American Axle and Manufacturing Holdings Inc. will cut more than half of its U.S. hourly work force, or 2,000 jobs, through early retirement and buyout offers, plant closures and layoffs, according to a report by the Associated Press. The moves follow ratification of a new contract by the United Autoworkers union to conclude a strike that began on Feb 26.

In the AP report, chief financial officer Mike Simonte is quoted as saying the strike will cost American Axle $125 million to $130 million in lost profits and $370 million in sales this year. But, the company expects to save $300 million per year with lower labor costs from the new contract.

Most of the employment reductions will come by way buyout and early retirement offers, although there will be some involuntary layoffs, according to Simonte.

The company plans to close its forge operations in Detroit and Tonawanda, NY, and it will idle parts of two other plants in Detroit and Three Rivers, MI, Simonte said. The company plans to move some of the business from those plants to lower-cost subsidiaries in Michigan and Ohio, and to operations in Mexico.

As a result of the moves, the auto parts maker predicted its total hourly labor costs would drop from $73.48 before the new contract to between $30 and $45. The cost will vary by factory because they have different wage and benefit costs.

About 3,650 UAW workers at American Axle's five original facilities in New York and Michigan went on strike Feb. 26, but recently ratified a contract with deep concessions; 78% of the votes were cast in favor of the new contract. The company also has about 850 workers at three U.S. subsidiaries.

The new contract, which expires February 25, 2012, makes American Axle's labor costs competitive with other U.S. auto parts suppliers, the company said. Production workers in Detroit, for example, will see their pay cut from around $28 to $18.50/hour. The deal also caps pay for laid-off workers at $18 million, after which they will get only state unemployment benefits, Simonte said. American Axle expects to deplete the $18 million in the first quarter of next year.

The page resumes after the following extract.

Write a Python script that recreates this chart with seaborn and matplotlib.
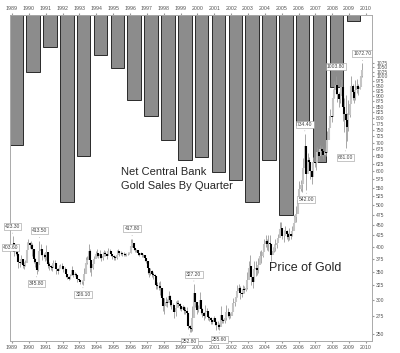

But, the contract includes $90,000-$95,000 per worker "buydowns" over three years to ease the transition to lower pay. Workers may choose between a $55,000 early retirement incentive, or up to $140,000 to leave the company. American Axle expects the buydowns, buyouts, and early-retirement packages to cost $400 million to $450 million.

American Axle said it has a $1.4-billion new business backlog from 2009 through 2013. The company gets about 80% of its business from General Motors Corp., but it also has been lining up business with other auto manufacturers, including Nissan, Renault, Audi, Brilliance Automotive China, and Chery Automobile Co.